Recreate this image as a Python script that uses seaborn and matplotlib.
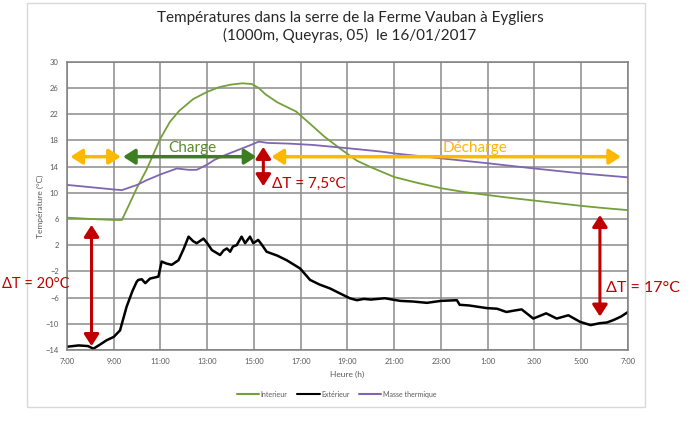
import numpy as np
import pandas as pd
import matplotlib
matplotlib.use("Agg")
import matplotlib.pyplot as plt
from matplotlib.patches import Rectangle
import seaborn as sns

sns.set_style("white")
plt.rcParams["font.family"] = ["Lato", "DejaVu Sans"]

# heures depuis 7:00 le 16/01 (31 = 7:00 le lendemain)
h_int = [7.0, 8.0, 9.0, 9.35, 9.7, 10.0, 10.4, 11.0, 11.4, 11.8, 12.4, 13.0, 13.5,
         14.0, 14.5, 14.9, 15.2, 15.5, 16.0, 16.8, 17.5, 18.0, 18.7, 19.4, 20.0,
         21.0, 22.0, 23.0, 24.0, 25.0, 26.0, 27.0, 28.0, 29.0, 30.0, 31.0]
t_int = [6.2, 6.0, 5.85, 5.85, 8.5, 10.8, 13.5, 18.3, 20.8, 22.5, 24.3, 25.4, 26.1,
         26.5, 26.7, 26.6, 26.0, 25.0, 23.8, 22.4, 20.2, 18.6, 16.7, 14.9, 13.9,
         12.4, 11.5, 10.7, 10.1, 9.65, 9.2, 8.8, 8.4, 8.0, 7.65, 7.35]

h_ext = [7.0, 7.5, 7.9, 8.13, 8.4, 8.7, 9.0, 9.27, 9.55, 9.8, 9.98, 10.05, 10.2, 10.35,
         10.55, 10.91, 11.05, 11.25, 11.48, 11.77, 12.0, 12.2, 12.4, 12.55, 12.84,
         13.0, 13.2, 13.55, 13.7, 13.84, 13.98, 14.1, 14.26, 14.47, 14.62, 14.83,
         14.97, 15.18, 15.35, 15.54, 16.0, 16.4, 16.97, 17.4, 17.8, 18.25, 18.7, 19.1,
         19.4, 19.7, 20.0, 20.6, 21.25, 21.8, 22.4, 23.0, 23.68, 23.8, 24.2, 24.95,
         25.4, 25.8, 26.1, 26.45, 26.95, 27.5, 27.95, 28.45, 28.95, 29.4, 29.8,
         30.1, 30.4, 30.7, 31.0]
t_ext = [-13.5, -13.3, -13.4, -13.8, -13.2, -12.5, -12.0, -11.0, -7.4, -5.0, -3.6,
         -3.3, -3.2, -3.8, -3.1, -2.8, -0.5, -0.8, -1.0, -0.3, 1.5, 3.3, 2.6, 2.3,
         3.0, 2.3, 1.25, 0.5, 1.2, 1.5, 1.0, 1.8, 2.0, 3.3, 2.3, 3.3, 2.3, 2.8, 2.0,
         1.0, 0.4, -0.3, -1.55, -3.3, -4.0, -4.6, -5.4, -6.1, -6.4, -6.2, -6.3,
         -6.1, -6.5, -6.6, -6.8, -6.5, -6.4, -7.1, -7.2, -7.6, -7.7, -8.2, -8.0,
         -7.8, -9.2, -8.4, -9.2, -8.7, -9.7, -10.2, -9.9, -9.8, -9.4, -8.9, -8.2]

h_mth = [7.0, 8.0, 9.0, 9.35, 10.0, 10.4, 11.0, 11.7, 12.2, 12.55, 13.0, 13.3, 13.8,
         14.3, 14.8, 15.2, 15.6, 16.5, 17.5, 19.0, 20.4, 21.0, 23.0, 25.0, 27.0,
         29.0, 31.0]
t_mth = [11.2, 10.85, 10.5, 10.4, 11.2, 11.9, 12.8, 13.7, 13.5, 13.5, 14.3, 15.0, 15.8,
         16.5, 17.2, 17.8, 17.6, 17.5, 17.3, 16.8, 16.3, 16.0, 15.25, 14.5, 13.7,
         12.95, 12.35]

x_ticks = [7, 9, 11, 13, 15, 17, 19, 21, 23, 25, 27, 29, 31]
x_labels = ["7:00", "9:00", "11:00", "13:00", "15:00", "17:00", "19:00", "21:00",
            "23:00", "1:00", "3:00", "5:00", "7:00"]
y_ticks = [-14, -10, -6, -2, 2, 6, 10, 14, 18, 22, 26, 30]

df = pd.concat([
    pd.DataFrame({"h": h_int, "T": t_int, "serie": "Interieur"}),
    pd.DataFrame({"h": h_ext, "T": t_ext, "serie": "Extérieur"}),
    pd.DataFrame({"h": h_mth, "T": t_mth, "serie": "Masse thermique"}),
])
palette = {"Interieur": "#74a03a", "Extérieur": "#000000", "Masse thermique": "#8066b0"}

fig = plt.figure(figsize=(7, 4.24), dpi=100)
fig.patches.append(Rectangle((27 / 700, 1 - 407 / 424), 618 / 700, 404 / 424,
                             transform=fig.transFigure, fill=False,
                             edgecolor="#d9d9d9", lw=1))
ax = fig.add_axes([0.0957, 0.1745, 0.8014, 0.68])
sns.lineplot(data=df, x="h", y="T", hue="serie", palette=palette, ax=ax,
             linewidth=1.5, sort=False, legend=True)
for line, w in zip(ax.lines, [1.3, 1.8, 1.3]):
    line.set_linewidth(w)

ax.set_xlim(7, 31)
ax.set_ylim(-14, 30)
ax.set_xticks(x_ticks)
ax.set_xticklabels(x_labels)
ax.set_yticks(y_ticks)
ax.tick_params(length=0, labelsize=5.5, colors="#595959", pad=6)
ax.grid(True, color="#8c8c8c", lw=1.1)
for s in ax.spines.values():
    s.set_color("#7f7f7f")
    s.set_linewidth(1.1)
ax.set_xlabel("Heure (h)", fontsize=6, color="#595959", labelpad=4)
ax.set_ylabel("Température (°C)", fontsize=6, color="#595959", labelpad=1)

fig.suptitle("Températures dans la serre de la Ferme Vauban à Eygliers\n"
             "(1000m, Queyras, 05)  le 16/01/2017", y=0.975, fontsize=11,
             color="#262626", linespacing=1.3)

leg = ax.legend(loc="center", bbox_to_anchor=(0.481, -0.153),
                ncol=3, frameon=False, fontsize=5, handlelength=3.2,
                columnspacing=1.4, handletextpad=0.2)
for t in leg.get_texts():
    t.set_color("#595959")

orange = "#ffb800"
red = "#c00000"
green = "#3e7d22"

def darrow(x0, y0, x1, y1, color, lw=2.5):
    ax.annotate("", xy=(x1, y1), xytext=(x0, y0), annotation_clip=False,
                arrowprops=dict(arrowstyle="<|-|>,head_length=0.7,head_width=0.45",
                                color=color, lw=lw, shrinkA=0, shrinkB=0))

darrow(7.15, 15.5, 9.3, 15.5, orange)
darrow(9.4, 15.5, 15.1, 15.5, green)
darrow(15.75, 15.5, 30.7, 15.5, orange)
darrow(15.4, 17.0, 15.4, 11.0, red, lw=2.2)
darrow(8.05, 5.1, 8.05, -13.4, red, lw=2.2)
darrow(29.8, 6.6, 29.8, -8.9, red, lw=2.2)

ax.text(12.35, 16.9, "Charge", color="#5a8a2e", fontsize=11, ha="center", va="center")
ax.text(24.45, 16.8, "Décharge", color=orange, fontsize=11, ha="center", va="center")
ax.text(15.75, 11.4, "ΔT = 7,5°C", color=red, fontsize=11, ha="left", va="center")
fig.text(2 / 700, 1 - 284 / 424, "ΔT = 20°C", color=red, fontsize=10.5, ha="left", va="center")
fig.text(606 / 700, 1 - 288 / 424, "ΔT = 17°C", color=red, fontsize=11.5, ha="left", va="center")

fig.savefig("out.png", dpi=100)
□ □ □ □ □
In the material above, show every line where the word "matplotlib" turns up.

**Output of the exercise**
Recreate this image as a Python script that uses seaborn and matplotlib.
import matplotlib
matplotlib.use("Agg")
import matplotlib.pyplot as plt
from matplotlib.patches import Rectangle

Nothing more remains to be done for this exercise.